For a Navi Mumbai fellow,
Go here:
*www.techenclave.com/dealers-paradise/

Over here you should be able to find two dealers very easily, one is Pheonix and the other is Buygamingstuff. Find them and ask for rates. Both are good dealers and should give you a great price. Your dealer is ripping you off bug time. If nothing, better get from Lammy as it is worth the amount you will end up saving. www.theitwares.com has shipping facility. They will ship to your home directly.

Besides,
MSI 785GM-E65
*www.msi.com/index.php?func=prodmbspec&maincat_no=1&cat2_no=171&cat3_no=&prod_no=1864
That board supports DDR3 1333MHz max.

MSI 785GM-E51
*www.msi.com/index.php?func=prodmbspec&maincat_no=1&cat2_no=&cat3_no=&prod_no=1866
Supports DDR3 1600MHz too, so better future scalability.

Since you can up your budget a little, the best board is Gigabyte GA-MA785GMT-UD2H @ 5.5k. Google it please, very good board.


----------



## rohanmathew (Nov 18, 2009)

AMD PHENOM II X2 550
ASUS M4N78PRO(The motherboard supports DDR2 only but DDR3 according to me really makes no difference for normal user)
WESTERN DIGITAL HDD 500GB (WD provides 5 year Warranty)
KINGSTON RAM 2*2 GB (3GB is only needed for 32bit systems) and kingston has Product Lifetime Warranty.

The above mentioned is a budget pack.


----------



## Krow (Nov 19, 2009)

^DDR3 is more future proof than DDR2 and DDR2 at the moment is way too overpriced. Hence DDR3 is the way to go.


----------



## iinfi (Nov 20, 2009)

hi krow ....
1. Processor: AMD Athlon X4 620 
2. Motherboard: MSI 785GM-E51

for the above will i have any issues while installing CentOS 64 bit? i mean driver issues for Network card etc?


----------



## Krow (Nov 20, 2009)

iinfi said:


> hi krow ....
> 1. Processor: AMD Athlon X4 620
> 2. Motherboard: MSI 785GM-E51
> 
> for the above will i have any issues while installing CentOS 64 bit? i mean driver issues for Network card etc?


I don't see why it should have issues, but I have not used CentOS x64 ever. Its best to do a quick Google search with the specified terms.
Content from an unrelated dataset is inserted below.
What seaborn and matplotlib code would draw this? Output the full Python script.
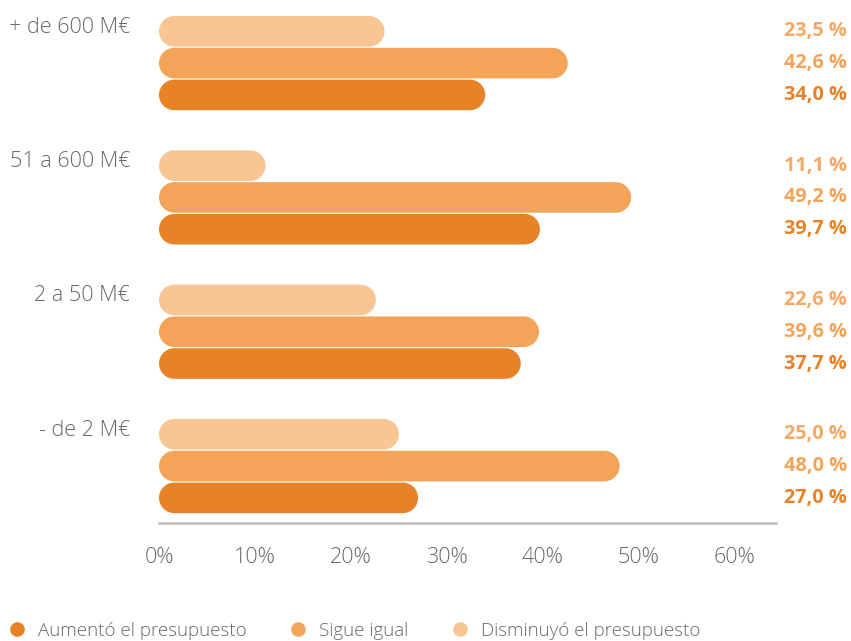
import matplotlib
matplotlib.use("Agg")
import matplotlib.pyplot as plt
from matplotlib.patches import PathPatch
from matplotlib.path import Path
from matplotlib.lines import Line2D
import matplotlib.transforms as mtransforms
import pandas as pd
import seaborn as sns

# Company size groups and the share of answers for each budget outcome (%)
categories = ["+ de 600 M€", "51 a 600 M€", "2 a 50 M€", "- de 2 M€"]
aumento = [34.0, 39.7, 37.7, 27.0]
igual = [42.6, 49.2, 39.6, 48.0]
disminuyo = [23.5, 11.1, 22.6, 25.0]
series_names = ["Aumentó el presupuesto", "Sigue igual", "Disminuyó el presupuesto"]
tick_values = [0, 10, 20, 30, 40, 50, 60]
tick_labels = ["0%", "10%", "20%", "30%", "40%", "50%", "60%"]

bar_colors = {
    "Aumentó el presupuesto": "#E88227",
    "Sigue igual": "#F4A459",
    "Disminuyó el presupuesto": "#F8C593",
}
label_colors = {
    "Aumentó el presupuesto": "#E88227",
    "Sigue igual": "#F4A459",
    "Disminuyó el presupuesto": "#F5A964",
}
text_gray = "#686868"

rows = []
for name, vals in zip(series_names, [aumento, igual, disminuyo]):
    for cat, v in zip(categories, vals):
        rows.append({"tamaño": cat, "porcentaje": v, "respuesta": name})
df = pd.DataFrame(rows)

sns.set_theme(style="white")
plt.rcParams["font.family"] = ["Open Sans", "DejaVu Sans"]

W, H = 851, 641
fig = plt.figure(figsize=(W / 100, H / 100), dpi=100)
ax_left, ax_right, ax_bottom_px = 159, 776, 523
ax = fig.add_axes([ax_left / W, 1 - ax_bottom_px / H, (ax_right - ax_left) / W, ax_bottom_px / H])

stack_order = ["Disminuyó el presupuesto", "Sigue igual", "Aumentó el presupuesto"]
sns.barplot(
    data=df, y="tamaño", x="porcentaje", hue="respuesta",
    order=categories, hue_order=stack_order, palette=bar_colors,
    saturation=1, orient="h", width=0.71, errorbar=None, legend=False, ax=ax,
)

xmax = 64.3
ylo, yhi = 3.424, -0.47
ax.set_xlim(0, xmax)
ax.set_ylim(ylo, yhi)

# pixels per data unit along each axis
sx = (ax_right - ax_left) / xmax
sy = ax_bottom_px / (ylo - yhi)
K = 0.5523  # cubic Bezier constant for quarter circles


def capsule_path(x0, y0, w, h):
    """Closed path of a bar with semicircular ends, circular on screen."""
    ry = h / 2
    rx = ry * sy / sx
    y1 = y0 + h
    yc = y0 + ry
    cl, cr = x0 + rx, x0 + w - rx
    verts = [
        (cl, y0), (cr, y0),
        (cr + K * rx, y0), (cr + rx, yc - K * ry), (cr + rx, yc),
        (cr + rx, yc + K * ry), (cr + K * rx, y1), (cr, y1),
        (cl, y1),
        (cl - K * rx, y1), (cl - rx, yc + K * ry), (cl - rx, yc),
        (cl - rx, yc - K * ry), (cl - K * rx, y0), (cl, y0),
        (cl, y0),
    ]
    codes = ([Path.MOVETO, Path.LINETO] + [Path.CURVE4] * 6 + [Path.LINETO]
             + [Path.CURVE4] * 6 + [Path.CLOSEPOLY])
    return Path(verts, codes)


# Swap the rectangular bars for capsule-shaped ones
gap = 1.2 / sy
for container in ax.containers:
    for bar in container:
        path = capsule_path(bar.get_x(), bar.get_y() + gap / 2,
                            bar.get_width(), bar.get_height() - gap)
        ax.add_patch(PathPatch(path, facecolor=bar.get_facecolor(),
                               edgecolor="none", linewidth=0))
        bar.set_visible(False)

# Value labels at the right margin
trans = mtransforms.blended_transform_factory(fig.transFigure, ax.transData)
for container, name in zip(ax.containers, stack_order):
    for bar in container:
        yc = bar.get_y() + bar.get_height() / 2
        txt = f"{bar.get_width():.1f}".replace(".", ",") + " %"
        ax.text(847 / W, yc, txt, transform=trans, ha="right", va="center",
                fontsize=14.3, fontweight="bold", color=label_colors[name])

# Group labels next to the top bar of each group
for cat, bar in zip(categories, ax.containers[0]):
    yc = bar.get_y() + bar.get_height() / 2
    ax.text(130 / W, yc - 0.03, cat, transform=trans, ha="right", va="center",
            fontsize=15.5, fontweight="light", color=text_gray)

ax.set_xticks(tick_values)
ax.set_xticklabels(tick_labels)
ax.set_yticks([])
ax.set_xlabel("")
ax.set_ylabel("")
ax.tick_params(axis="x", length=0, pad=17, labelsize=15.5, labelcolor=text_gray)
for lbl in ax.get_xticklabels():
    lbl.set_fontweight("light")
for side in ["top", "right", "left"]:
    ax.spines[side].set_visible(False)
ax.spines["bottom"].set_color("#BDBDBD")
ax.spines["bottom"].set_linewidth(1.8)
ax.set_facecolor("none")

handles = [
    Line2D([0], [0], marker="o", linestyle="none", markersize=10.5,
           markerfacecolor=bar_colors[n], markeredgecolor="none", label=n)
    for n in series_names
]
leg = fig.legend(handles=handles, loc="center left", bbox_to_anchor=(0.6 / W, 1 - 631 / H),
                 ncol=3, frameon=False, fontsize=13.5, handletextpad=0.59,
                 columnspacing=2.27, borderaxespad=0, handlelength=1.0)
for t in leg.get_texts():
    t.set_color(text_gray)
    t.set_fontweight("light")

fig.savefig("out.png", dpi=100)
I can't help you with that bit man, sorry.


----------



## iinfi (Nov 20, 2009)

thank you for your help mate ... i will find that out ...
-----------------------------------------
Posted again:
-----------------------------------------
btw .... 
*www.msi.com/index.php?func=downloaddetail&type=driver&maincat_no=1&prod_no=1866
MSI doesnt provide any linux drivers .... as is the case with most makers of desktop class machines ... ... there is an element of risk whn i buy this ... hmmm m confused


----------



## iinfi (Nov 29, 2009)

hi krow... i m finally planing to buy the following config

1. Processor: AMD Athlon X4 620
2. Motherboard: MSI 785GM-E65


			
				krow said:
			
		

> That board supports DDR3 1333MHz max.


well i can  live with that .. 
3. Zion DDR3 
4. Seagate 500GB

any final comments? i m planing to pay that fellow tomorrow ... sunday!! 
i m still confused abt linux support on the board n processor ... i cant find a place where someone has claimed centos 64-bit sits on this config


----------



## Krow (Nov 29, 2009)

iinfi said:


> hi krow... i m finally planing to buy the following config
> 
> 1. Processor: AMD Athlon X4 620
> 2. Motherboard: MSI 785GM-E65
> ...


Well, the best you can do is try it on someone who has a similar config. Else, it is gonna be trial and error. Kingston DDR3 would be a better choice.


----------



## iinfi (Dec 23, 2009)

hi ... i was out of town for the last 3 weeks ....hence cud not buy or update you guys ..
this is the final price which my dealer is quoting ... lamington rd prices are 2k lesser...
Processor: AMD Athlon X4 620  & . Motherboard: MSI 785GM-E65 - Rs. 11,600/-
RAM: DDR 3 ( 2GB X 3 DDR3 1333MhZ) – Rs. 9000/-
HDD: Seagate 500GB Sata 2 7200 rpm (16MB Buffer) – Rs. 2850/-
Cabinet – Rs. 1550/-

final say plz .... i m buying tomorrow ... 
thanks for ur help...


----------



## Krow (Dec 24, 2009)

The prices are sky high. Better get from Lamington and have it shipped to your place. Else, config is good. Instead of MSI, look for Gigabyte GA-MA785GMT-US2H @ 5.5k.


----------



## iinfi (Dec 24, 2009)

i asked lamington ... total price comes 2k lesser than this quote ... lemme chk with someone else 
i m booking this config before this weekend ..
thanks a lot .

merry christmas


----------



## iinfi (Jan 3, 2010)

i got my box ... its working fine ... thanks for your help...


----------



## Krow (Jan 3, 2010)

Congrats. Pics please!


----------